Theoretical study of low-lying states in phosphorus-containing carbon chains PC2nP

Abstract

Density functional theory has been used to explore the geometries and vibrational frequencies of the ground states for linear chains PC2nP (n=1-10). The vertical transition energies (E-T) for the 1(1)Sigma(u)(+) <- X(1)Sigma(g)(+) transition in PC2nP have been studied by time-dependent density functional theory and CASPT2 method. Based on the present calculations, the explicit exponential expression for the size dependence of E-T in linear carbon chains has been suggested. The complete active space self-consistent field approach has been employed to locate both the ground state and the selected excited states of PC2nP (n= 1-5) for structure comparison.
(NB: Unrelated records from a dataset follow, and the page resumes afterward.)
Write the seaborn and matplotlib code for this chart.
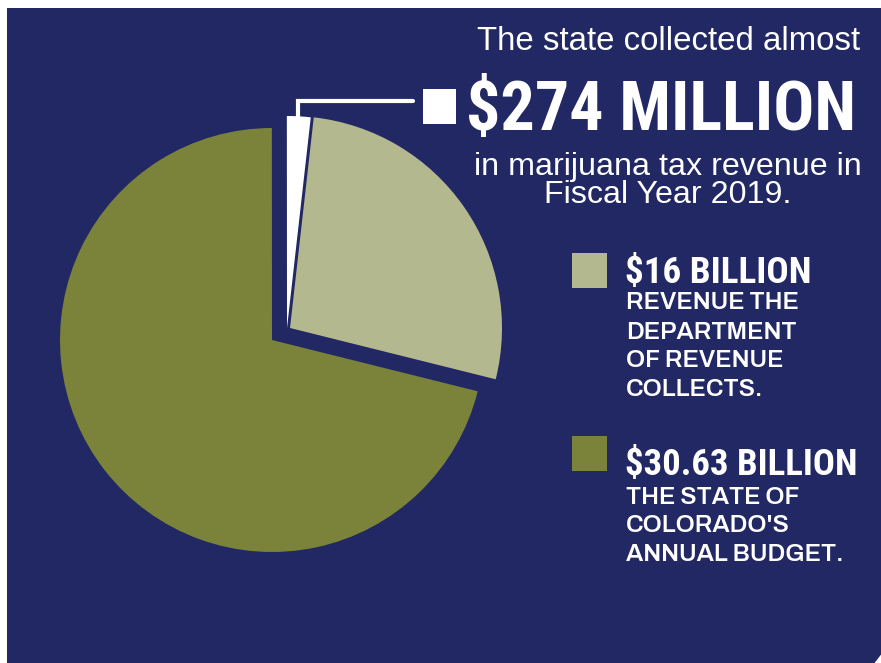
import matplotlib
matplotlib.use("Agg")
import matplotlib.pyplot as plt
import seaborn as sns
from matplotlib import font_manager as fm
from matplotlib.patches import Rectangle, Polygon
from matplotlib.lines import Line2D

sns.set_theme(style="white")

# ---------------- data ----------------
NAVY = "#212863"
OLIVE = "#7a8339"
KHAKI = "#b4b88e"
WHITE = "#ffffff"

slice_names = ["Department of Revenue collections", "Marijuana tax revenue FY2019", "Colorado annual budget"]
slice_share_pct = [27.1, 1.8, 71.1]          # wedge sizes as drawn in the graphic
slice_colors = [KHAKI, WHITE, OLIVE]

headline_intro = "The state collected almost"
headline_amount = "$274 MILLION"
headline_tail = ["in marijuana tax revenue in", "Fiscal Year 2019."]

legend_amounts = ["$16 BILLION", "$30.63 BILLION"]
legend_notes = [["REVENUE THE", "DEPARTMENT", "OF REVENUE", "COLLECTS."],
                ["THE STATE OF", "COLORADO'S", "ANNUAL BUDGET."]]
legend_colors = [KHAKI, OLIVE]

# ---------------- fonts ----------------
def pick(*names):
    for name in names:
        try:
            fm.findfont(fm.FontProperties(family=name), fallback_to_default=False)
            return name
        except Exception:
            pass
    return "DejaVu Sans"

NARROW = pick("Roboto Condensed", "PT Sans Narrow", "Liberation Sans")
SANS = pick("Liberation Sans", "Arimo", "DejaVu Sans")
WIDE = pick("Archivo", "Liberation Sans")

# ---------------- figure ----------------
W, H = 881, 663
fig = plt.figure(figsize=(W / 100, H / 100), dpi=100)
fig.patch.set_facecolor("white")
ax = fig.add_axes([0, 0, 1, 1])

def Y(y):
    return H - y

# navy panel
panel = Polygon([(7, Y(8)), (W + 2, Y(8)), (W + 2, Y(652)), (W - 8, Y(H + 2)), (7, Y(H + 2))],
                closed=True, facecolor=NAVY, edgecolor="none", zorder=0)
ax.add_patch(panel)

# pie
R = 212
wedges, _ = ax.pie(slice_share_pct, colors=slice_colors, startangle=-14, counterclock=True,
                   radius=R, center=(272, Y(340)), wedgeprops=dict(linewidth=0))
for w in wedges:
    w.set_zorder(2)
wedges[0].set_center((290, Y(328)))
wedges[1].set_center((287, Y(328)))

ax.set_xlim(0, W)
ax.set_ylim(0, H)
ax.set_aspect("equal")
ax.axis("off")

# leader line + white key square
ax.add_line(Line2D([298, 298, 413], [Y(118), Y(101), Y(101)], color=WHITE, lw=3.0,
                   solid_joinstyle="miter", zorder=3))
ax.add_patch(Rectangle((423, Y(124)), 33, 35, facecolor=WHITE, edgecolor="none", zorder=3))

renderer = fig.canvas.get_renderer()

def fitted_size(s, family, weight, width_px):
    t = ax.text(0, 0, s, fontsize=20, family=family, fontweight=weight)
    w = t.get_window_extent(renderer=renderer).width
    t.remove()
    return 20 * width_px / w

def put(x, y, s, family, weight, size, ha="left"):
    ax.text(x, Y(y), s, fontsize=size, family=family, fontweight=weight, color=WHITE,
            ha=ha, va="baseline", zorder=4)

# headline block
sz = fitted_size(headline_intro, SANS, "normal", 382)
put(860, 50, headline_intro, SANS, "normal", sz, ha="right")
sz = fitted_size(headline_amount, NARROW, "bold", 391)
put(466, 130, headline_amount, NARROW, "bold", sz)
sz = fitted_size(headline_tail[0], SANS, "normal", 387)
put(668, 175, headline_tail[0], SANS, "normal", sz, ha="center")
put(668, 203, headline_tail[1], SANS, "normal", sz, ha="center")

# legend blocks
sq_tops = [253, 436]
amount_base = [283, 475]
note_base = [[309, 339, 367, 396], [504, 532, 561]]
amount_w = [187, 233]
for i in range(2):
    ax.add_patch(Rectangle((572, Y(sq_tops[i] + 35)), 35, 35, facecolor=legend_colors[i],
                           edgecolor="none", zorder=3))
    sz = fitted_size(legend_amounts[i], NARROW, "bold", amount_w[i])
    put(625, amount_base[i], legend_amounts[i], NARROW, "bold", sz)
nsz = fitted_size(legend_notes[1][2], WIDE, "bold", 218)
for i in range(2):
    for line, yb in zip(legend_notes[i], note_base[i]):
        put(626, yb, line, WIDE, "bold", nsz)

fig.savefig("out.png", dpi=100, facecolor="white")
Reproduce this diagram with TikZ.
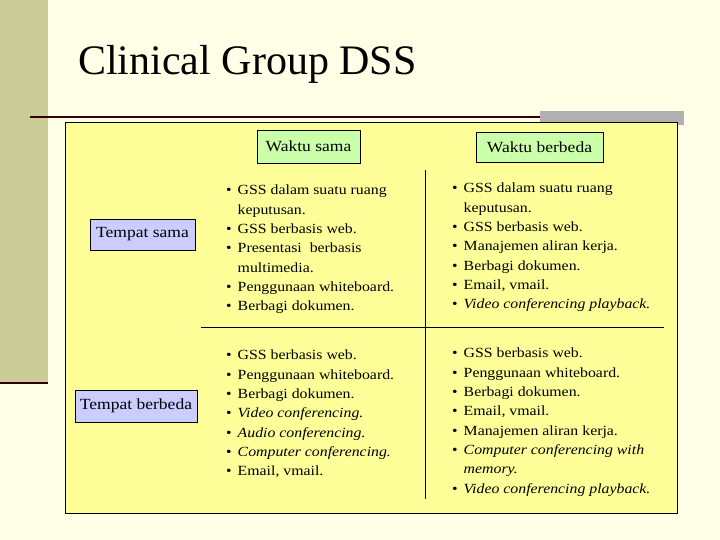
\documentclass[tikz,border=0pt]{standalone}
\usepackage{fontspec}
\setmainfont{Liberation Serif}
\newfontfamily\wide[FakeStretch=1.13]{Liberation Serif}
\definecolor{bg}{HTML}{FFFFE8}
\definecolor{olive}{HTML}{CCCC99}
\definecolor{cell}{HTML}{FFFF99}
\definecolor{grn}{HTML}{CCFFAA}
\definecolor{lav}{HTML}{CCCCFF}
\definecolor{shadow}{HTML}{B0B0B0}
\definecolor{dred}{HTML}{330000}
\newcommand{\bl}{\textbullet}
\begin{document}
\begin{tikzpicture}[x=1pt,y=1pt,
  hdr/.style={draw=black,fill=grn,inner sep=0pt,font=\wide\fontsize{15.5}{17}\selectfont},
  rowlbl/.style={draw=black,fill=lav,inner sep=0pt,font=\wide\fontsize{15.5}{17}\selectfont},
  cellt/.style={anchor=base west,inner sep=0pt,font=\wide\fontsize{14}{19.3}\selectfont}]
\useasboundingbox (0,0) rectangle (720,540);
\fill[bg] (0,0) rectangle (720,540);
\fill[olive] (0,540) rectangle (48,157);
\draw[dred,line width=2pt] (0,157) -- (48,157);
\node[anchor=base west,inner sep=0pt,font=\fontsize{42}{44}\selectfont] (title) at (78,465) {Clinical Group DSS};
\fill[shadow] (540,429) rectangle (684,415);
\draw[dred,line width=1.5pt] (30,423) -- (540,423);
\node[draw=black,fill=cell,minimum width=612,minimum height=391,inner sep=0pt,anchor=north west] (tbl) at (65,418) {};
\coordinate (vt) at (425,370);
\coordinate (vb) at (425,41);
\coordinate (hl) at (201,213);
\coordinate (hr) at (664,213);
\draw (vt) -- (vb);
\draw (hl) -- (hr);
\node[hdr,minimum width=103,minimum height=33] (ws) at (308.5,393.5) {Waktu sama};
\node[hdr,minimum width=127,minimum height=30] (wb) at (539.5,393) {Waktu berbeda};
\node[rowlbl,minimum width=105,minimum height=31] (ts) at (142.5,305.5) {Tempat sama};
\node[rowlbl,minimum width=122,minimum height=32] (tb) at (136,134) {Tempat berbeda};
\node[cellt] (c11) at (226,345) {\begin{tabular}[t]{@{}l@{\hspace{6pt}}l@{}}
\bl & GSS dalam suatu ruang\\ & keputusan.\\ \bl & GSS berbasis web.\\ \bl & Presentasi\ \ berbasis\\ & multimedia.\\ \bl & Penggunaan whiteboard.\\ \bl & Berbagi dokumen.\end{tabular}};
\node[cellt] (c12) at (452,347) {\begin{tabular}[t]{@{}l@{\hspace{6pt}}l@{}}
\bl & GSS dalam suatu ruang\\ & keputusan.\\ \bl & GSS berbasis web.\\ \bl & Manajemen aliran kerja.\\ \bl & Berbagi dokumen.\\ \bl & Email, vmail.\\ \bl & \textit{Video conferencing playback.}\end{tabular}};
\node[cellt] (c21) at (226,180) {\begin{tabular}[t]{@{}l@{\hspace{6pt}}l@{}}
\bl & GSS berbasis web.\\ \bl & Penggunaan whiteboard.\\ \bl & Berbagi dokumen.\\ \bl & \textit{Video conferencing.}\\ \bl & \textit{Audio conferencing.}\\ \bl & \textit{Computer conferencing.}\\ \bl & Email, vmail.\end{tabular}};
\node[cellt] (c22) at (452,182) {\begin{tabular}[t]{@{}l@{\hspace{6pt}}l@{}}
\bl & GSS berbasis web.\\ \bl & Penggunaan whiteboard.\\ \bl & Berbagi dokumen.\\ \bl & Email, vmail.\\ \bl & Manajemen aliran kerja.\\ \bl & \textit{Computer conferencing with}\\ & \textit{memory.}\\ \bl & \textit{Video conferencing playback.}\end{tabular}};
\end{tikzpicture}
\end{document}
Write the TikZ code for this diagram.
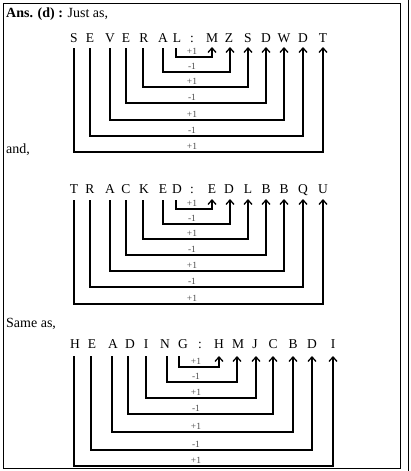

Theoretical investigations on relevant excited states reveal that distinct non-linear spectroscopic feature in such polyynes can be ascribed to difference in bonding between the ground and excited states. At the B3LYP/6-311 +G* level, the first adiabatic and vertical ionization energies have been calculated. The dependence relationship between the ionization energies (IE) and the size in linear PC2nP is obtained. E-T and IE of PC2nP are compared with those of linear NC2nN and pure carbon chains CC2nC, and they are explained reasonably. (c) 2005 Elsevier B.V. All rights reserved.